Search other articles
Ahead of her time
Ahead of her time
Joyce Hanna’s story
Joyce Hanna’s message is simple: Exercise is a good thing, regardless of physical limitations. In fact, Joyce has been fighting for this belief since the beginning of “the exercise movement,” and people are finally starting to pay attention. Joyce is currently Associate Director for Stanford University’s Health Improvement Program. She runs programs throughout the Bay Area to help cancer patients become physically active and improve their quality of life. Cancer patients are now enjoying “Living Strong, Living Well” in a total of 11 YMCAs from San Mateo to San Jose. Joyce even has requests for this program outside of California, where she and her colleague, Julie Anderson, have developed a training program to get as many people involved as possible.
While this program is clearly working wonders for cancer patients and survivors, social acceptance and adherence to exercise programs for special populations certainly did not come about easily. From the beginning of her quest, Joyce had to truly believe from her heart that this was the right thing to do. After years of participating in and promoting physical activity, along with earning two master’s degrees, Joyce has finally managed to win the audience of doctors nationwide.
Since a young age, Joyce has had the urge to be physically active. She found herself intrigued by exercise after reading Dr. Kenneth Cooper’s book, Aerobics, published in 1968. This book launched the fitness revolution and coined the term “aerobics.” She started to run around the block, causing quite a reaction. At that time, she says, “people thought that if women exercised, their ovaries or uterus would fall out.” She had to dust off negative comments such as, “Don’t you know that women aren’t supposed to sweat?” and “What are you doing?” Despite the negative attention she was getting regarding her physical activity, Joyce completed a ten-kilometer race, Bay to Breakers, in 1975, only five years after her first run around the block. Later on, she would find herself completing several marathons. Joyce’s fastest marathon was three hours and twenty-six minutes, which qualified her for the Boston marathon and ranked her nationally for her age group in 1983 (she was in her mid-40s).
People started to ask Joyce questions about fitness, and she started to think that this was her calling. Even though she had already attained her master’s degree in education from Stanford University in 1958, she decided to go for her master’s degree in exercise physiology, which she completed from California State University, Hayward, in 1988. This was a huge challenge for her since women struggled to get real jobs in the health and fitness industry at that time.

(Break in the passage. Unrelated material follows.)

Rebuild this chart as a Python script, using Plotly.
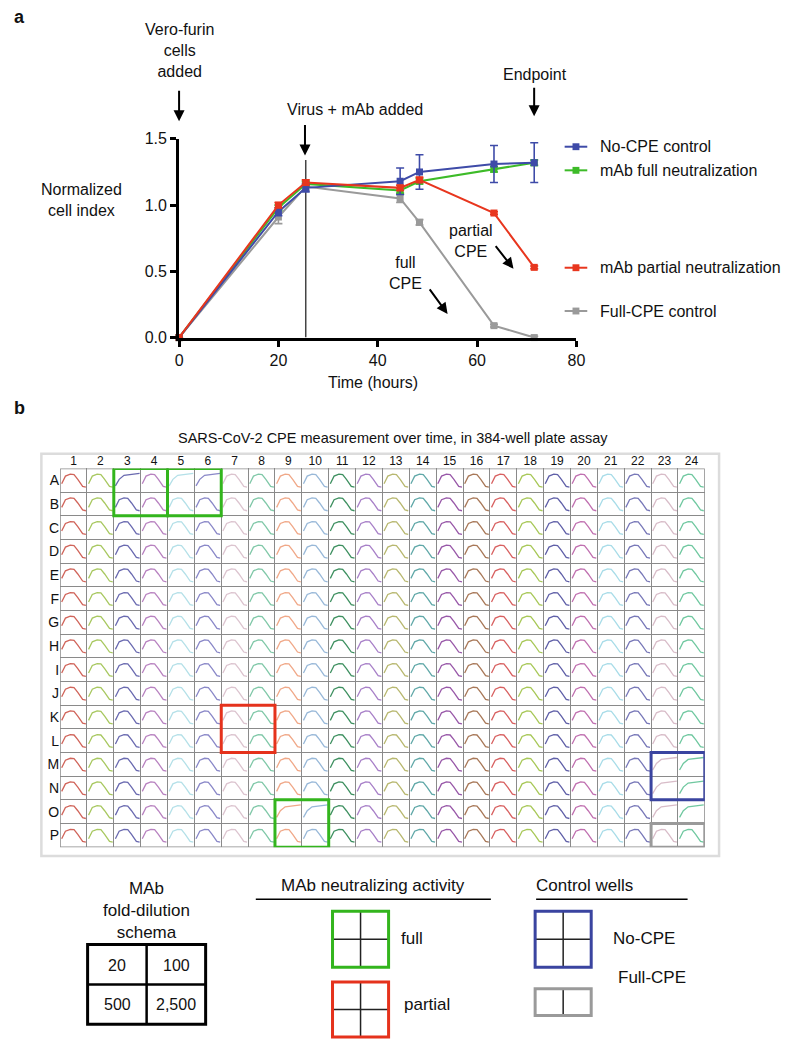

With Joyce’s knowledge of what exercise could do for already-healthy people, she thought, “I wonder what exercise could do for people with diseases?” Soon after, she attended a conference (at the Cooper Center some ten years ago) that would help steer her in the right direction. Some of the scientists presented specific research which demonstrated that exercise could help cancer patients recover more quickly and improve their lives. While most people thought that exercise would promote fatigue on an immune system that was already compromised, Joyce disagreed with this notion, and maintained her stance in believing that exercise was a good thing. After visiting Santa Barbara to view a program that was already running for cancer patients, she decided to start one of her own. The current program, “Living Strong, Living Well,” is the same one that she originally created in 2002, and it is now accepted in the medical field as a method to help cancer patients improve their quality of life, enhance vitality, fight fatigue and stress, and improve social interaction. After a survey done at the six-month and one-year mark, she finds that most patients are way ahead of where they started.

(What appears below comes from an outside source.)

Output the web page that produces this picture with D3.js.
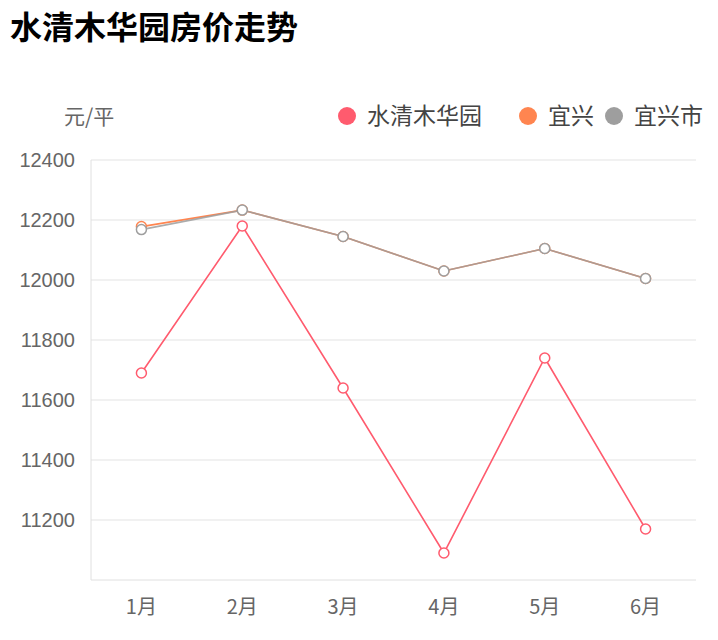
<!DOCTYPE html>
<html><head><meta charset="utf-8">
<script src="https://cdn.jsdelivr.net/npm/d3@7/dist/d3.min.js"></script>
<style>body{margin:0;background:#fff;font-family:"Noto Sans CJK SC","Liberation Sans",sans-serif;}</style>
</head><body><div id="chart"></div>
<script>
var chart_width = 718;
var chart_height = 640;

var months = ["1月", "2月", "3月", "4月", "5月", "6月"];
var yTicks = [11200, 11400, 11600, 11800, 12000, 12200, 12400];
var seriesNames = ["水清木华园", "宜兴", "宜兴市"];
var seriesColors = ["#ff5b6e", "#ff8550", "#9e9e9e"];
var shuiqing = [11690, 12180, 11640, 11090, 11740, 11170];
var yixing = [12178, 12233, 12145, 12030, 12105, 12005];
var yixingshi = [12168, 12233, 12145, 12030, 12105, 12005];
var allSeries = [shuiqing, yixing, yixingshi];

var svg = d3.select("#chart").append("svg")
  .attr("width", chart_width).attr("height", chart_height);

svg.append("text").attr("x", 10).attr("y", 39)
  .style("font-size", "32px").style("font-weight", "bold").attr("fill", "#000")
  .text("水清木华园房价走势");

var x = d3.scaleBand().domain(months).range([91, 696]);
var y = d3.scaleLinear().domain([11000, 12400]).range([580, 160]);

// grid
svg.append("g").selectAll("line").data(yTicks).enter().append("line")
  .attr("x1", 91).attr("x2", 696)
  .attr("y1", function(d){ return y(d); }).attr("y2", function(d){ return y(d); })
  .attr("stroke", "#e3e3e3");
svg.append("line").attr("x1", 91).attr("x2", 91).attr("y1", 160).attr("y2", 580).attr("stroke", "#e0e0e0");
svg.append("line").attr("x1", 91).attr("x2", 696).attr("y1", 580).attr("y2", 580).attr("stroke", "#e0e0e0");

svg.append("g").selectAll("text").data(yTicks).enter().append("text")
  .attr("x", 75).attr("y", function(d){ return y(d) + 7; })
  .attr("text-anchor", "end").attr("fill", "#666").style("font-size", "20px")
  .style("font-family", "Liberation Sans, sans-serif")
  .text(function(d){ return d; });

svg.append("g").selectAll("text").data(months).enter().append("text")
  .attr("x", function(d){ return x(d) + x.bandwidth() / 2; }).attr("y", 614)
  .attr("text-anchor", "middle").attr("fill", "#666").style("font-size", "20px")
  .text(function(d){ return d; });

svg.append("text").attr("x", 64).attr("y", 124).attr("fill", "#666")
  .style("font-size", "21px").text("元/平");

// legend
var legendX = [347, 528, 614];
seriesNames.forEach(function(name, i){
  svg.append("circle").attr("cx", legendX[i]).attr("cy", 116).attr("r", 9).attr("fill", seriesColors[i]);
  svg.append("text").attr("x", legendX[i] + 20).attr("y", 124).attr("fill", "#444")
    .style("font-size", "23px").text(name);
});

var line = d3.line()
  .x(function(d, i){ return x(months[i]) + x.bandwidth() / 2; })
  .y(function(d){ return y(d); });

allSeries.forEach(function(data, k){
  var g = svg.append("g");
  g.append("path").attr("d", line(data)).attr("fill", "none")
    .attr("stroke", seriesColors[k]).attr("stroke-width", 1.6).attr("opacity", k == 2 ? 0.85 : 1);
  g.selectAll("circle").data(data).enter().append("circle")
    .attr("cx", function(d, i){ return x(months[i]) + x.bandwidth() / 2; })
    .attr("cy", function(d){ return y(d); })
    .attr("r", 5).attr("fill", "#fff").attr("stroke", seriesColors[k]).attr("stroke-width", 1.5);
});
</script>
</body></html>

The “Living Strong, Living Well program,” Joyce says, “is about health, not about illness.” She discourages people from talking about their treatment or negative issues. It is all about positive, encouraging words to help people get through their struggles. She has people come up with goals such as “getting back to work,” “climbing a mountain,” or “playing with their grandchildren.” These are simple, attainable goals that cause people to start looking at the glass half full and get on track to physical and mental wellness. She wants to empower people to get well and take charge of their lives.

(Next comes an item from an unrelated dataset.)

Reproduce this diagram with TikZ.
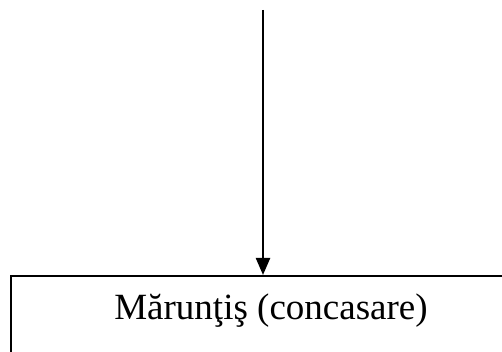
\documentclass[tikz,border=0pt]{standalone}
\usepackage{fontspec}
\setmainfont{Liberation Serif}
\usetikzlibrary{arrows.meta}
\begin{document}
\begin{tikzpicture}[x=1pt,y=1pt,
  boxstyle/.style={draw=black, line width=2.3pt, minimum width=530pt, minimum height=150pt, anchor=north west, inner sep=0pt},
  lblstyle/.style={anchor=base, inner sep=0pt, font=\fontsize{37}{44}\selectfont},
  arrowstyle/.style={line width=2.3pt, -{Triangle[length=17pt,width=14pt]}}]
\useasboundingbox (0,0) rectangle (502,352);
\clip (0,0) rectangle (502,352);
\node[boxstyle] (box) at (10,77) {};
\node[lblstyle] (lbl) at (271,32) {Mărunţiş (concasare)};
\coordinate (top) at (263,342);
\draw[arrowstyle] (top) -- (top |- box.north);
\end{tikzpicture}
\end{document}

Joyce still exercises every day, although marathons are not on her list of things “to do” any time soon. She believes that morning exercise gives her energy and a sense of well-being. Joyce will always maintain that exercise has a ripple effect. When people see that they can overcome something huge, such as the challenge of exercise, she believes that they can overcome so many things that they never considered possible. Joyce feels that it can be intimidating to walk into a gym in the first place, so she takes special care with each phone call that she receives. She feels that each person has already overcome an obstacle by simply picking up the phone to start a program, so she gives her heart and understanding to each one in return. Over the years, she has not gotten tired of inspiring and touching people’s lives.